Evening Grosbeak, male

Evening Grosbeak — Aptly named, this large finch has a huge deep-based conical bill, well-suited to cracking open the large seeds it likes, such as black oil sunflower and even striped sunflower which has a tougher shell. This bill is pale greenish in spring and summer and paler in winter. Both sexes have white patches on their black wings, seen in flight. The male’s body is a deep yellow and he has a dark head with bright yellow eyebrow; the female has a gray head and back separated by a dull yellowish collar. The calls of Evening Grosbeaks have been likened to the sound of old fashioned sleigh bells.

Here's how to attract finches to your bird feeders in winter.

1. The favorite seeds of finches are black oil sunflower or hulled sunflower (which is sunflower minus the shell), thistle (Nyjer) seed, and finch mixes which contain small seeds like thistle (Nyjer) and millet. 

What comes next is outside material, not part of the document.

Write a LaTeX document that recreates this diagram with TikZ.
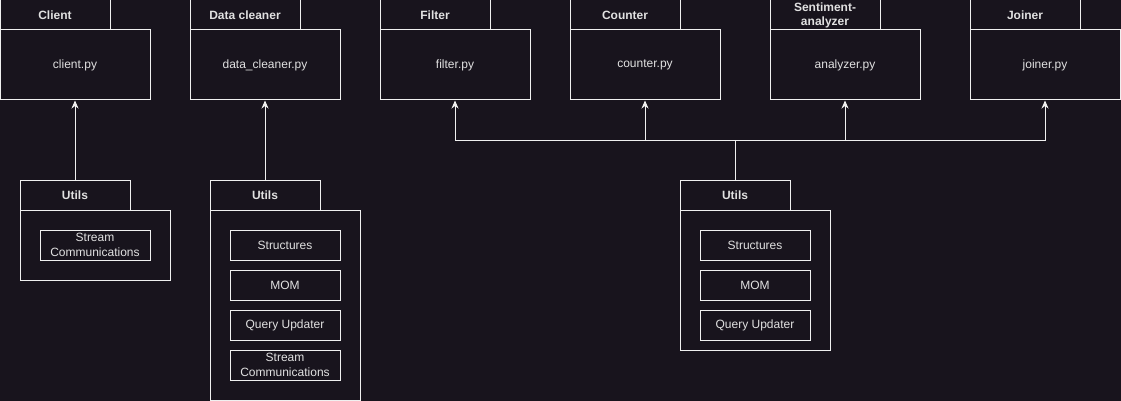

2. Offer black oil sunflower in sunflower feeders such as Stokes Select sunflower tube feeders, Stokes Select Large, Medium and Small Hopper feeders, Stokes Select 3 in 1 Platform and Red Platform feeders and Stokes Select Sunflower Screen, Mini Seed Screen and Giant Combo feeders. Evening Grosbeaks will eat striped sunflower which is a larger seed with a tougher shell.

3. Offer thistle (also called Nyjer which is an imported seed and not from our wildflower) and finch mixes (which contain tiny seeds), in finch tube feeders. Finch tubes have very small holes, which contain and disperse the finch seeds without having the seeds spill out. Do not offer finch seeds in regular sunflower feeders which have large holes, because the finch seeds will spill out! Put finch seeds in feeders such as, Stokes Select Jumbo Finch Feeder, Stokes Select Thistle Tube feeder, Finch Tube feeders, and Finch Screen feeder.

4. Finches are flock oriented birds so they will be more attracted to your yard if you provide space for lots of birds to feed. Put up multiple feeders mounted on Stokes Select Bird Feeder Poles.

5. Finches like to drink water. Provide clean water in bird baths, You can add bird bath heaters in winter although some feel it is better not to offer water in heated bird baths in the most severe winter weather.